Hedge funds are getting in on the action as well — in a Clubhouse room called Bitcoin Café, I listened to a former hedge fund trader who left the business just a few months ago and has received calls from major hedge funds looking to build out their crypto currency trading desks.
So, no matter how you slice it, the stage seems to be set for interest in and adoption of Bitcoin from established, institutional players.
Momentum and Possibly Less Crashes
I would categorize Bitcoin as a momentum driven asset with big price spikes and big declines. At least in the past five years one could say this about the price of Bitcoin.
Consistent with momentum investing in equities, you get an initial move up, which gets investors’ attention and attracts investment flows, which then gets more investors’ attention, which attracts more flows and the cycle continues.
Eventually, however, the momentum stops, for one reason or another, and assets exhibiting momentum are susceptible to crashes.
This is certainly the history Bitcoin has had in the past, but as the asset matures and if more long-term holders establish positions along with additional individual investors and institutions, there is a chance the asset may have less downside volatility than it’s had in the past.
Two Maturity Tests
There will be two other important maturity tests for Bitcoin.
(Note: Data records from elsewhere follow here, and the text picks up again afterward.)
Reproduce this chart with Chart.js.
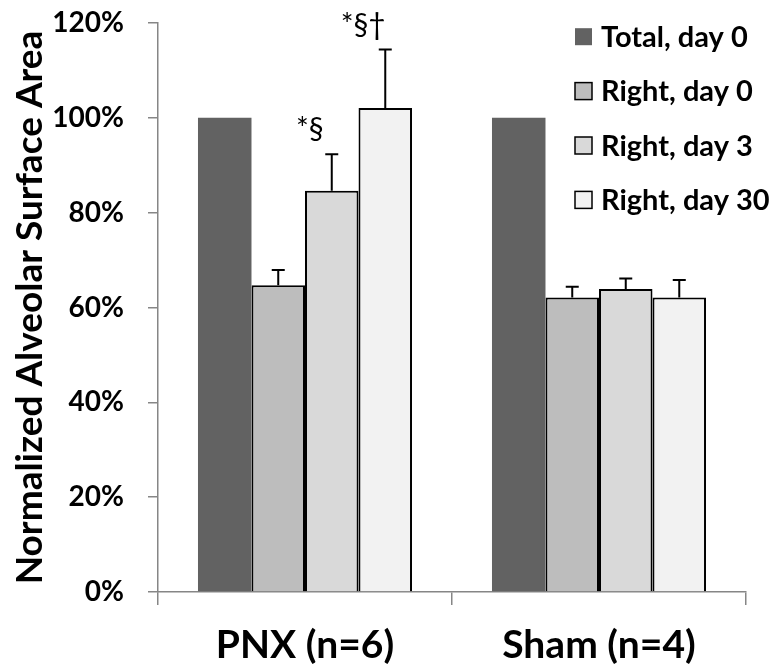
<!DOCTYPE html>
<html>
<head>
<meta charset="utf-8">
<script src="https://cdn.jsdelivr.net/npm/chart.js@4/dist/chart.umd.min.js"></script>
<style>
  html, body { margin: 0; padding: 0; background: #ffffff; }
  #wrap { width: 775px; height: 667px; position: relative; }
</style>
</head>
<body>
<div id="wrap"><canvas id="chart"></canvas></div>
<script>
// Groups on the x axis
const categories = ['PNX (n=6)', 'Sham (n=4)'];

// Series names
const seriesNames = ['Total, day 0', 'Right, day 0', 'Right, day 3', 'Right, day 30'];

// Mean normalized alveolar surface area (%)
const totalDay0 = [100, 100];
const rightDay0 = [64.7, 62.1];
const rightDay3 = [84.6, 63.9];
const rightDay30 = [102.1, 62.1];

// Error bar heights (%), null where no error bar is shown
const totalDay0Err = [null, null];
const rightDay0Err = [3.2, 2.3];
const rightDay3Err = [7.7, 2.2];
const rightDay30Err = [12.3, 3.7];

// Significance marks above the error bars
const totalDay0Marks = ['', ''];
const rightDay0Marks = ['', ''];
const rightDay3Marks = ['*§', ''];
const rightDay30Marks = ['*§†', ''];

// Y axis ticks (%)
const yTicks = [0, 20, 40, 60, 80, 100, 120];

const fills = ['#626262', '#bdbdbd', '#d9d9d9', '#f2f2f2'];
const borders = [0, 2, 2, 2];
const FONT = 'Lato, "Open Sans", sans-serif';

const seriesValues = [totalDay0, rightDay0, rightDay3, rightDay30];
const seriesErr = [totalDay0Err, rightDay0Err, rightDay3Err, rightDay30Err];
const seriesMarks = [totalDay0Marks, rightDay0Marks, rightDay3Marks, rightDay30Marks];

const datasets = seriesNames.map((name, i) => ({
  label: name,
  data: seriesValues[i],
  errors: seriesErr[i],
  marks: seriesMarks[i],
  backgroundColor: fills[i],
  borderColor: '#000000',
  borderWidth: borders[i],
  borderSkipped: 'bottom',
  categoryPercentage: 0.728,
  barPercentage: 1.0
}));

// Draws the error whiskers and the significance marks above them
const errorBars = {
  id: 'errorBars',
  afterDatasetsDraw(chart) {
    const ctx = chart.ctx;
    const y = chart.scales.y;
    ctx.save();
    chart.data.datasets.forEach((ds, i) => {
      const meta = chart.getDatasetMeta(i);
      meta.data.forEach((bar, j) => {
        const e = ds.errors[j];
        if (e == null) return;
        const v = ds.data[j];
        const yTop = y.getPixelForValue(v + e);
        ctx.strokeStyle = '#000000';
        ctx.lineWidth = 2;
        ctx.beginPath();
        ctx.moveTo(bar.x, bar.y);
        ctx.lineTo(bar.x, yTop);
        ctx.moveTo(bar.x - 6.5, yTop);
        ctx.lineTo(bar.x + 6.5, yTop);
        ctx.stroke();
        const mark = ds.marks[j];
        if (mark) {
          ctx.fillStyle = '#000000';
          ctx.font = '30px ' + FONT;
          ctx.textAlign = 'center';
          ctx.textBaseline = 'alphabetic';
          ctx.fillText(mark, bar.x - 22, yTop - 15);
        }
      });
    });
    ctx.restore();
  }
};

// Legend drawn inside the plot area, upper right
const insideLegend = {
  id: 'insideLegend',
  afterDraw(chart) {
    const ctx = chart.ctx;
    ctx.save();
    const x0 = 575, y0 = 36.7, step = 54.4, box = 17;
    chart.data.datasets.forEach((ds, i) => {
      const cy = y0 + i * step;
      ctx.fillStyle = ds.backgroundColor;
      ctx.fillRect(x0, cy - box / 2, box, box);
      if (ds.borderWidth) {
        ctx.strokeStyle = '#000000';
        ctx.lineWidth = 1.5;
        ctx.strokeRect(x0, cy - box / 2, box, box);
      }
      ctx.fillStyle = '#000000';
      ctx.font = 'bold 29px ' + FONT;
      ctx.textAlign = 'left';
      ctx.textBaseline = 'middle';
      ctx.fillText(ds.label, x0 + 26, cy + 1);
    });
    ctx.restore();
  }
};

new Chart(document.getElementById('chart'), {
  type: 'bar',
  data: { labels: categories, datasets },
  plugins: [errorBars, insideLegend],
  options: {
    responsive: true,
    maintainAspectRatio: false,
    animation: false,
    layout: { padding: { left: 8, right: 29, top: 23, bottom: 0 } },
    plugins: { legend: { display: false }, tooltip: { enabled: false } },
    scales: {
      x: {
        offset: true,
        border: { display: true, color: '#868686', width: 1.5 },
        grid: { display: true, offset: true, drawOnChartArea: false, drawTicks: true, tickLength: 13, color: '#868686', lineWidth: 1.5 },
        ticks: { color: '#000000', font: { family: FONT, size: 39, weight: 'bold' }, padding: 17 },
        afterFit(scale) { scale.height = 75; }
      },
      y: {
        min: 0,
        max: 120,
        afterBuildTicks(scale) { scale.ticks = yTicks.map(v => ({ value: v })); },
        border: { display: true, color: '#868686', width: 1.5 },
        grid: { display: true, drawOnChartArea: false, drawTicks: true, tickLength: 10, color: '#868686', lineWidth: 1.5 },
        ticks: {
          color: '#000000',
          font: { family: FONT, size: 28, weight: 'bold' },
          padding: 24,
          callback: v => v + '%'
        },
        title: {
          display: true,
          text: 'Normalized Alveolar Surface Area',
          color: '#000000',
          font: { family: FONT, size: 37, weight: 'bold' },
          padding: { top: 0, bottom: 0 }
        },
        afterFit(scale) {
          scale.width = 150;
          // tick labels may overhang the plot edges
          scale.paddingTop = 0;
          scale.paddingBottom = 0;
        }
      }
    }
  }
});
</script>
</body>
</html>
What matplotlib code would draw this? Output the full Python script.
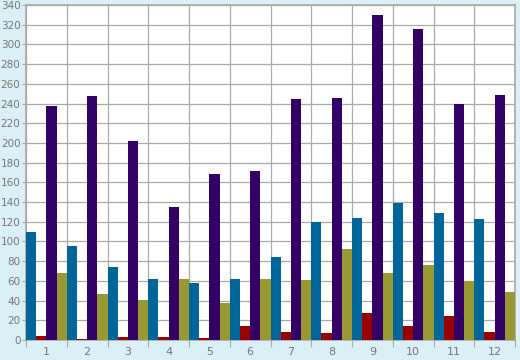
import numpy as np
import matplotlib.pyplot as plt

# 数据
categories = ['1', '2', '3', '4', '5', '6', '7', '8', '9', '10', '11', '12']
blue_vals = [110, 95, 74, 62, 58, 62, 84, 120, 124, 139, 129, 123]
red_vals = [4, 1, 3, 3, 2, 14, 8, 7, 27, 14, 24, 8]
purple_vals = [237, 248, 202, 135, 168, 172, 245, 246, 330, 316, 240, 249]
olive_vals = [68, 47, 41, 62, 38, 62, 61, 92, 68, 76, 60, 49]

series = [blue_vals, red_vals, purple_vals, olive_vals]
colors = ['#006699', '#990000', '#330066', '#999933']

bg = '#daeff6'
grid_c = '#aaaaaa'
text_c = '#777777'

fig = plt.figure(figsize=(5.2, 3.6), dpi=100, facecolor=bg)
ax = fig.add_axes([26 / 520, 1 - 340 / 360, 489 / 520, 335 / 360])
ax.set_facecolor('white')

x = np.arange(1, len(categories) + 1)
w = 0.25
for k, (vals, c) in enumerate(zip(series, colors)):
    ax.bar(x - 0.375 + k * w, vals, width=w, color=c, zorder=3, linewidth=0)

ax.set_xlim(0.5, 12.5)
ax.set_ylim(0, 340)
ax.set_yticks(np.arange(0, 341, 20))

# 类别标签居中, 刻度线和网格线在类别边界
ax.set_xticks(x)
ax.set_xticklabels(categories)
ax.set_xticks(np.arange(0.5, 12.6, 1), minor=True)
ax.tick_params(axis='x', which='major', length=0, pad=5, labelsize=8)
ax.tick_params(axis='x', which='minor', length=5, color=grid_c, width=0.8)
ax.tick_params(axis='y', length=3, color=grid_c, width=0.8, pad=1, labelsize=7.5)
ax.tick_params(labelcolor=text_c)

ax.grid(True, axis='y', color=grid_c, linewidth=0.9, zorder=0)
ax.grid(True, axis='x', which='minor', color=grid_c, linewidth=0.9, zorder=0)
for s in ax.spines.values():
    s.set_color(grid_c)
    s.set_linewidth(1.2)

fig.savefig('out.png', dpi=100, facecolor=bg)
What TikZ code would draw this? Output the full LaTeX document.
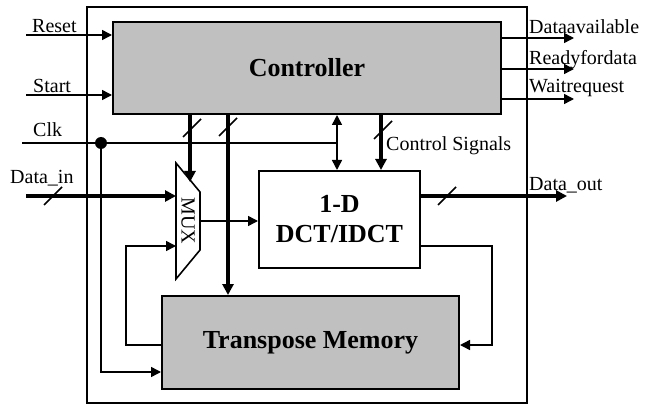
\documentclass[tikz,border=0pt]{standalone}
\usepackage{fontspec}
\setmainfont{Liberation Serif}
\usetikzlibrary{arrows.meta,calc}
\definecolor{boxgray}{HTML}{C0C0C0}
\begin{document}
\begin{tikzpicture}[x=1pt,y=-1pt,
  thinln/.style={line width=1.5pt},
  thickln/.style={line width=4pt},
  arr/.style={thinln,-{Triangle[length=10pt,width=10pt]}},
  thickarr/.style={thickln,-{Triangle[length=11pt,width=11pt]}},
  biarr/.style={thinln,{Triangle[length=10pt,width=10pt]}-{Triangle[length=10pt,width=10pt]}},
  graybox/.style={draw,line width=2pt,fill=boxgray,inner sep=0pt,font=\fontsize{26}{30}\selectfont\bfseries},
  whitebox/.style={draw,line width=2pt,fill=white,inner sep=0pt,align=center,font=\fontsize{26}{30}\selectfont\bfseries},
  lbl/.style={inner sep=0pt,anchor=base west,font=\fontsize{20}{24}\selectfont},
  busmark/.pic={\draw[line width=1.5pt] (-9,9) -- (9,-9);}
]
\useasboundingbox (0,0) rectangle (647,406);
% outer box
\node[draw,line width=1.6pt,minimum width=440pt,minimum height=396pt,inner sep=0pt] (outer) at (307,205) {};
% blocks
\node[graybox,minimum width=388pt,minimum height=92pt] (ctrl) at (307,68) {Controller};
\node[whitebox,minimum width=161pt,minimum height=97pt] (dct) at (339.5,219.5) {1-D\\DCT/IDCT};
\node[graybox,minimum width=297pt,minimum height=93pt] (tm) at (310.5,342.5) {Transpose Memory};
% MUX
\coordinate (m1) at (176,163);
\coordinate (m2) at (200,192);
\coordinate (m3) at (200,250);
\coordinate (m4) at (176,279);
\draw[line width=1.6pt,fill=white,line join=miter] (m1) -- (m2) -- (m3) -- (m4) -- cycle;
\node[rotate=-90,inner sep=0pt,font=\fontsize{20}{24}\selectfont] (mux) at (188,221) {MUX};
% inputs
\coordinate (rin) at (26,35);
\coordinate (sin) at (26,95);
\coordinate (cin) at (22,143);
\coordinate (din) at (26,196);
\draw[arr] (rin) -- (rin -| ctrl.west);
\draw[arr] (sin) -- (sin -| ctrl.west);
\node[lbl] (lreset) at (32,33) {Reset};
\node[lbl] (lstart) at (33,93) {Start};
\node[lbl] (lclk) at (33,137) {Clk};
\node[lbl] (ldin) at (10,183) {Data\_in};
% verticals from controller
\path (ctrl.south west) ++(78,0) coordinate (v1);
\path (ctrl.south west) ++(116,0) coordinate (v2);
\path (ctrl.south west) ++(225,0) coordinate (v3);
\path (ctrl.south west) ++(269,0) coordinate (v4);
\coordinate (muxsel) at (191,182);
% clock
\coordinate (cdot) at (101,143);
\draw[thinln] (cin) -- (cin -| v3);
\fill (cdot) circle (6pt);
\draw[arr] (cdot) |- ($(tm.west)+(0,29.5)$);
\draw[biarr] (v3) -- (v3 |- dct.north);
% data in
\draw[thickarr] (din) -- (din -| m1);
\pic at (53,196) {busmark};
% controller to mux / tm / dct
\draw[thickarr] (v1) -- (v1 |- muxsel);
\pic at (192,128) {busmark};
\draw[thickarr] (v2) -- (v2 |- tm.north);
\pic at (228,127) {busmark};
\draw[thickarr] (v4) -- (v4 |- dct.north);
\pic at (383,130) {busmark};
\node[lbl] (lctl) at (386,150) {Control Signals};
% mux output
\coordinate (mout) at (200,221);
\draw[arr] (mout) -- (mout -| dct.west);
% data out
\coordinate (dout) at (567,196);
\draw[thickarr] (dout -| dct.east) -- (dout);
\pic at (447,196) {busmark};
\node[lbl] (ldout) at (529,190) {Data\_out};
% controller outputs
\coordinate (o1) at (574,38);
\coordinate (o2) at (574,69);
\coordinate (o3) at (574,99);
\draw[arr] (o1 -| ctrl.east) -- (o1);
\draw[arr] (o2 -| ctrl.east) -- (o2);
\draw[arr] (o3 -| ctrl.east) -- (o3);
\node[lbl] (lo1) at (529,34) {Dataavailable};
\node[lbl] (lo2) at (529,65) {Readyfordata};
\node[lbl] (lo3) at (529,93) {Waitrequest};
% feedback loops
\coordinate (fb1) at (492,246);
\draw[arr] (fb1 -| dct.east) -- (fb1) |- ($(tm.east)+(0,2.5)$);
\coordinate (fb2) at (126,246);
\draw[arr] ($(tm.west)+(0,2.5)$) -| (fb2) -- (fb2 -| m1);
\end{tikzpicture}
\end{document}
One will be the performance during the next downturn in the markets.
If Bitcoin manages to act as a hedge against a market decline, this could be a very important moment as it would show, at least in that specific environment at that moment in time, that Bitcoin actually offers diversification vs. other risk assets like stocks, and that allocating to Bitcoin can improve performance during down markets.
The other is the performance of the digital asset during the next bout of inflation.
Expectations for higher inflation appear to be on the rise, and if we get a sustained period of inflation and Bitcoin continues to increase in value, this would support the belief that Bitcoin protects against the decline in the purchasing power of the dollar (a key feature of Bitcoin is there will only be 21 million coins mined in total).
Is Anyone Doing the Math?
Over the last five years (from 02/23/2016 to 02/23/2021), Bitcoin has produced an annualized return of 258% per year. I’ve heard some proponents of Bitcoin reference 200%+ annualized returns and talk as though these are the returns investors are likely to see in the future.
At a $1 trillion market cap, a 200% return would make Bitcoin worth $3 trillion next year, and in year 2 it would be $9 trillion. Year 3 it would $27 trillion, and years 4 and 5, it’d be worth $81 trillion and $243 trillion, respectively. In 2019, the global GDP was approximately $88 trillion to put those numbers in some context.
Those investors advocating for future returns in Bitcoin like we’ve seen over the past five years haven’t done the math or don’t understand the power of compounding at such a massive percentage increase.
Maturing & Learning
This is not an article in support of or against Bitcoin, but instead I wanted to focus on the things I am seeing that indicate this young digital asset built on a distributed and decentralized technology is maturing.
As we mature, we change, and I think we can say that process is happening with Bitcoin today — Bitcoin is growing up and getting more popular. Investors should take the time to educate themselves on this relatively young and disruptive technology that is emerging as an asset.